> _RECORDS FOR THE EXERCISE_
_ _ _ _ _ _ _

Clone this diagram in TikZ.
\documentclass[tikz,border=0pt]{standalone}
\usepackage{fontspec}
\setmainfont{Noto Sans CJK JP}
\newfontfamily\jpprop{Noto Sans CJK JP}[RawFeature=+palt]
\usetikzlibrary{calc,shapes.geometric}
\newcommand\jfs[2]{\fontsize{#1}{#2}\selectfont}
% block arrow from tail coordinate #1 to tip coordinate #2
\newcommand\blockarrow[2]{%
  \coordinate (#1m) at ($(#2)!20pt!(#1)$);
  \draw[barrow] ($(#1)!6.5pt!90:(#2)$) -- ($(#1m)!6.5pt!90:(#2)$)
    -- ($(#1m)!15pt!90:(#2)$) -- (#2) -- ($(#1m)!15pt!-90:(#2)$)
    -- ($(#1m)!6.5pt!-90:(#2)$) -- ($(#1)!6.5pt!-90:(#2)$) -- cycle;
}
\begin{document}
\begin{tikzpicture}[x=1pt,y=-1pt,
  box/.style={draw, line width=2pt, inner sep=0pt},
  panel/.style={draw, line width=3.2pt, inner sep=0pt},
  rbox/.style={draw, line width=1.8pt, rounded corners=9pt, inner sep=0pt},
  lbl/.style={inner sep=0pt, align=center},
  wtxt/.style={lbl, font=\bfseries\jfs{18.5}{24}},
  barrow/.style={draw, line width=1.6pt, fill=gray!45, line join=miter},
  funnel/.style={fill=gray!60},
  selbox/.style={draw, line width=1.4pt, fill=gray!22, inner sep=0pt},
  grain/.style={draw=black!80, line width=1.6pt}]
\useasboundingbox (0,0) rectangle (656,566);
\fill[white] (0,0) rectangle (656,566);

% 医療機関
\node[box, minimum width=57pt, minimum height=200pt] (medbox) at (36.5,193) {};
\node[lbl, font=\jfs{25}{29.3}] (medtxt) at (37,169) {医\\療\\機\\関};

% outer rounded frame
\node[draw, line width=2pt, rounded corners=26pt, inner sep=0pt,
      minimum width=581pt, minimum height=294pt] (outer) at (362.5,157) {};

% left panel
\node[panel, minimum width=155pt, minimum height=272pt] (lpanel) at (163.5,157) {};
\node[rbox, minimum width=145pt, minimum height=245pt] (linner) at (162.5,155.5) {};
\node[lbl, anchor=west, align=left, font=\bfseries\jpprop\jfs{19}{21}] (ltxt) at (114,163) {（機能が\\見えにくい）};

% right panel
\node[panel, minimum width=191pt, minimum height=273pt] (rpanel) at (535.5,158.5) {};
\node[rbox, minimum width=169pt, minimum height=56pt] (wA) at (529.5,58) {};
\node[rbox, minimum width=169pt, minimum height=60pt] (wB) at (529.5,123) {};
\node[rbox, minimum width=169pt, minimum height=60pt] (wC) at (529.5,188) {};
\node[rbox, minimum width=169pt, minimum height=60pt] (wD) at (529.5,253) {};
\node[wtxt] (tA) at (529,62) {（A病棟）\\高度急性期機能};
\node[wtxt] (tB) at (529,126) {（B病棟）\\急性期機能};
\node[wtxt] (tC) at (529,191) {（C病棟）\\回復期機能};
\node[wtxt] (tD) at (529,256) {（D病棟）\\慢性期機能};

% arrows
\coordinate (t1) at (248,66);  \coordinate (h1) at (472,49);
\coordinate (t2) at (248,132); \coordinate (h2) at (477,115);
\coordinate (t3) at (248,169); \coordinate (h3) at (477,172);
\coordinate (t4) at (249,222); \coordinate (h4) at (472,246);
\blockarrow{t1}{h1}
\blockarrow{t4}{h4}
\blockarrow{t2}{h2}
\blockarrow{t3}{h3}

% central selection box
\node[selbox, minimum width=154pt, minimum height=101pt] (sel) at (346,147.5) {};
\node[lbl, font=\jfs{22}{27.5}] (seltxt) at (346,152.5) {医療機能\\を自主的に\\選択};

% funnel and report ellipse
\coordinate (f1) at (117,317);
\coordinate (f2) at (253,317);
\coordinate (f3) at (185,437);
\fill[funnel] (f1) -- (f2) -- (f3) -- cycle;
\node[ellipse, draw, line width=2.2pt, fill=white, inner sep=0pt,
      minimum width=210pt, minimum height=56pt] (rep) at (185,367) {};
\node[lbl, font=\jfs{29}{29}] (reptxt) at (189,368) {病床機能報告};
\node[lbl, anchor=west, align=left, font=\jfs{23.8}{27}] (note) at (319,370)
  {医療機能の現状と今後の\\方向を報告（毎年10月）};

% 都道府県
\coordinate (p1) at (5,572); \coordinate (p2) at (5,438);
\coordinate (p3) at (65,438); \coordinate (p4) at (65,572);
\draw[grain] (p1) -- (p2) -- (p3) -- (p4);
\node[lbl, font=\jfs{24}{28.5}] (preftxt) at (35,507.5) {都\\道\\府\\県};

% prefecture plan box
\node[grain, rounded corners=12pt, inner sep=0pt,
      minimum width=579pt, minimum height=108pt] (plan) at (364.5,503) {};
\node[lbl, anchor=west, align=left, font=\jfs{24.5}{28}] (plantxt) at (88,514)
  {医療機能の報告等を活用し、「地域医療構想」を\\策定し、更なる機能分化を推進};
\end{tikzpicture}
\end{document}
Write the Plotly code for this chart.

_ _ _ _ _ _ _

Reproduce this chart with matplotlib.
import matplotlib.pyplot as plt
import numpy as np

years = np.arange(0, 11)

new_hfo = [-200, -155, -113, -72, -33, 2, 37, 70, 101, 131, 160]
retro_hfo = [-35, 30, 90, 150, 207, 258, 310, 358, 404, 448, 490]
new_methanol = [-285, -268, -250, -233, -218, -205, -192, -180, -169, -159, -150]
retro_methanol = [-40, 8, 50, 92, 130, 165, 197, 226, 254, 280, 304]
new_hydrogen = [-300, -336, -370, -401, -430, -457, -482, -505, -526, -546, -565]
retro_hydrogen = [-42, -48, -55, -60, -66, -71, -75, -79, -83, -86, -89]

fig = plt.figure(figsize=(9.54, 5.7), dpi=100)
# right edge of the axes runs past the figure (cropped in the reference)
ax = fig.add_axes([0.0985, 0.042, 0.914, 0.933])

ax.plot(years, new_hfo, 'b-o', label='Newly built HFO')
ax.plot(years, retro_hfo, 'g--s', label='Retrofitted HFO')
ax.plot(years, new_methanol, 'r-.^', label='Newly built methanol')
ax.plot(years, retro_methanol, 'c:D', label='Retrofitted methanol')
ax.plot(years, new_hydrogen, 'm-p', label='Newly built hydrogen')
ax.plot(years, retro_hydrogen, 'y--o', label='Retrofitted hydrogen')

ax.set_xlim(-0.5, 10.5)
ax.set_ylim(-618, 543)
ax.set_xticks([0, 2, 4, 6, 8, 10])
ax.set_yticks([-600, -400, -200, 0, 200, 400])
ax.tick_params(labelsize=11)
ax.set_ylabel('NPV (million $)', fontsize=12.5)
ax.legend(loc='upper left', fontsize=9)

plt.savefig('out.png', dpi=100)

_ _ _ _ _ _ _

> _DO THIS_
Show every line in the entries where the string "chart" occurs.

> _SOLUTION TO THIS PROBLEM_
Write the Plotly code for this chart.
Reproduce this chart with matplotlib.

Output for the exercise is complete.